GIVEN INFORMATION
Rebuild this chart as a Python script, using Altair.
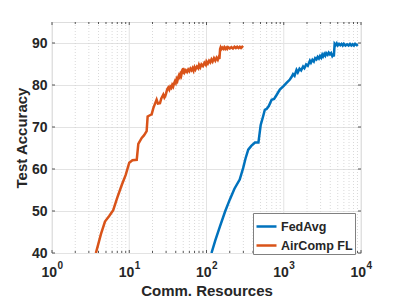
import altair as alt
import pandas as pd

# ---- data ----
aircomp_x = [3.7, 4.3, 4.85, 5.5, 6.2, 7.0, 8.0, 9.0, 10.0, 11.0, 12.5, 13.1, 14.5, 15.5, 16.8, 17.3,
             18.5, 19.5, 20.5, 21.5, 22.6, 23.5, 25, 26, 27.6, 28.5, 29.3,
             30, 31, 32, 33, 34, 35, 36, 37, 38, 39, 40, 41, 42, 43, 44, 45, 46, 47, 48, 49, 50,
             52, 54, 56, 58, 60, 62, 64, 66, 68, 70, 72, 75, 78, 80, 83, 86, 90, 94, 98, 100,
             104, 108, 112, 116, 120, 125, 130, 135, 140, 144, 147, 150, 152, 155, 160, 165,
             170, 175, 180, 185, 190, 200, 210, 220, 230, 240, 250, 260, 270, 280, 290, 298]
aircomp_y = [40.0, 44.5, 47.5, 48.8, 50.2, 53.2, 56.2, 58.6, 61.5, 62.1, 62.2, 66.0, 67.4, 68.0, 69.0, 72.5,
             72.8, 73.0, 74.5, 75.5, 76.5, 75.6, 75.7, 76.8, 77.7, 77.0, 77.4,
             78.0, 79.0, 79.4, 78.9, 79.6, 79.3, 80.0, 79.6, 80.4, 80.9, 80.5, 81.4, 81.0, 81.8, 82.3, 81.9, 82.6, 82.2, 83.0, 82.6, 84.0,
             83.0, 83.5, 83.1, 83.7, 83.3, 83.9, 83.5, 84.0, 83.4, 84.2, 83.7, 84.4, 84.0, 84.8, 84.2, 84.9, 84.5, 85.3, 84.8, 85.6,
             85.1, 85.8, 85.4, 86.1, 85.6, 86.4, 85.8, 86.5, 86.0, 86.6, 86.2, 88.6, 88.9, 88.5, 88.9, 88.6,
             89.0, 88.6, 88.9, 88.6, 89.0, 88.7, 89.0, 88.7, 89.1, 88.8, 89.1, 88.8, 89.1, 88.8, 89.1, 88.9]

fedavg_x = [116, 130, 149, 175, 200, 230, 269, 298, 320, 347, 380, 424, 470, 503, 540, 569, 600, 640,
            697, 750, 800, 890, 1000, 1087, 1200, 1260, 1320, 1380, 1463, 1520, 1600, 1680, 1780,
            1850, 1950, 2050, 2180, 2250, 2350, 2450, 2550, 2650, 2750, 2850, 2950, 3050, 3150, 3230,
            3350, 3450, 3550, 3700, 3820, 3960, 4100, 4250, 4360, 4450, 4560, 4700, 4850, 5000, 5200,
            5400, 5600, 5800, 6000, 6300, 6600, 6900, 7200, 7500, 7800, 8100, 8400, 8800, 9130]
fedavg_y = [40.0, 43.0, 46.3, 50.0, 52.7, 55.3, 57.5, 60.2, 62.5, 64.6, 65.5, 66.3, 66.3, 70.5, 72.5, 74.1, 74.3, 75.0,
            76.5, 76.7, 77.5, 78.9, 79.8, 80.5, 81.3, 81.9, 82.6, 82.2, 83.6, 83.0, 83.9, 83.5, 84.4,
            84.0, 84.9, 84.6, 85.8, 85.3, 86.0, 85.6, 86.4, 86.1, 86.7, 86.3, 86.9, 86.5, 87.2, 86.8,
            87.4, 87.0, 87.6, 87.2, 87.7, 87.3, 87.6, 86.9, 87.2, 86.8, 89.8, 89.5, 89.9, 89.4, 89.8,
            89.5, 89.8, 89.4, 89.8, 89.4, 89.7, 89.4, 89.8, 89.4, 89.7, 89.4, 89.8, 89.5, 89.7]

series_names = ["FedAvg", "AirComp FL"]
series_colors = ["#0072BD", "#D95319"]

major_x = [1, 10, 100, 1000, 10000]
exponents = ["0", "1", "2", "3", "4"]
minor_x = [k * 10 ** e for e in range(4) for k in range(2, 10)]
y_ticks = [40, 50, 60, 70, 80, 90]

# ---- tables ----
df = pd.concat([
    pd.DataFrame({"x": fedavg_x, "y": fedavg_y, "series": "FedAvg"}),
    pd.DataFrame({"x": aircomp_x, "y": aircomp_y, "series": "AirComp FL"}),
])
major_df = pd.DataFrame({"x": major_x, "e": exponents})
minor_df = pd.DataFrame({"x": minor_x})
yt_df = pd.DataFrame({"y": y_ticks})

FONT = "Liberation Sans"
TXT = "#262626"
W, H = 309, 231

xs = alt.Scale(type="log", domain=[1, 10000])
ys = alt.Scale(domain=[40, 95])

X_AXIS = alt.Axis(values=major_x, labels=False, ticks=False, grid=False, domain=False,
                  title="Comm. Resources", titleFont=FONT, titleFontSize=15,
                  titleFontWeight="bold", titleColor=TXT, titlePadding=30)
Y_AXIS = alt.Axis(values=y_ticks, grid=True, gridColor="#e3e3e3", ticks=False, domain=False,
                  labelFont=FONT, labelFontSize=14, labelFontWeight="bold", labelColor=TXT,
                  labelPadding=5, title="Test Accuracy", titleFont=FONT, titleFontSize=15,
                  titleFontWeight="bold", titleColor=TXT, titlePadding=2)


def xenc():
    return alt.X("x:Q", scale=xs, axis=X_AXIS)


def yenc():
    return alt.Y("y:Q", scale=ys, axis=Y_AXIS)


minor_grid = alt.Chart(minor_df).mark_rule(color="#cfcfcf", strokeDash=[1, 2], strokeWidth=0.8).encode(
    x=xenc())
major_grid = alt.Chart(major_df).mark_rule(color="#e3e3e3", strokeWidth=1).encode(x=xenc())

lines = alt.Chart(df).mark_line(strokeWidth=2.5, clip=True).encode(
    x=xenc(),
    y=yenc(),
    color=alt.Color("series:N", scale=alt.Scale(domain=series_names, range=series_colors),
                    legend=alt.Legend(orient="none", legendX=201, legendY=191, title=None,
                                      symbolType="stroke", symbolSize=400, symbolStrokeWidth=2.5,
                                      labelFont=FONT, labelFontSize=12.5, labelFontWeight="bold",
                                      labelColor=TXT, strokeColor="#808080", fillColor="white",
                                      padding=2, rowPadding=1, labelOffset=3)),
)

tick_col = "#555555"
xt_major_b = alt.Chart(major_df).mark_rule(color=tick_col).encode(
    x=xenc(), y=alt.value(H), y2=alt.value(H - 3))
xt_major_t = alt.Chart(major_df).mark_rule(color=tick_col).encode(
    x=xenc(), y=alt.value(0), y2=alt.value(3))
xt_minor_b = alt.Chart(minor_df).mark_rule(color=tick_col).encode(
    x=xenc(), y=alt.value(H), y2=alt.value(H - 2))
xt_minor_t = alt.Chart(minor_df).mark_rule(color=tick_col).encode(
    x=xenc(), y=alt.value(0), y2=alt.value(2))
yt_l = alt.Chart(yt_df).mark_rule(color=tick_col).encode(
    y=yenc(), x=alt.value(0), x2=alt.value(3))
yt_r = alt.Chart(yt_df).mark_rule(color=tick_col).encode(
    y=yenc(), x=alt.value(W), x2=alt.value(W - 3))

lab10 = alt.Chart(major_df).mark_text(align="right", baseline="alphabetic", dx=5, dy=24,
                                      font=FONT, fontSize=14, fontWeight="bold", color=TXT).encode(
    x=xenc(), y=alt.value(H), text=alt.value("10"))
labexp = alt.Chart(major_df).mark_text(align="left", baseline="alphabetic", dx=5.5, dy=16,
                                       font=FONT, fontSize=10, fontWeight="bold", color=TXT).encode(
    x=xenc(), y=alt.value(H), text="e:N")

chart = alt.layer(
    minor_grid, major_grid, lines, xt_major_b, xt_major_t, xt_minor_b, xt_minor_t, yt_l, yt_r,
    lab10, labexp
).properties(
    width=W, height=H, autosize="none",
    padding={"left": 44, "top": 14, "right": 30, "bottom": 46},
).configure_view(stroke="#7a7a7a", strokeWidth=1).configure(background="white")

chart.save("out.html", embed_options={"renderer": "svg", "actions": False})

YOUR INSTRUCTIONS
Everything from the top line of the data down to and including the line with "import pandas as pd" is to be copied, except the pictures.

WRITTEN ANSWER
Rebuild this chart as a Python script, using Altair.
import altair as alt
import pandas as pd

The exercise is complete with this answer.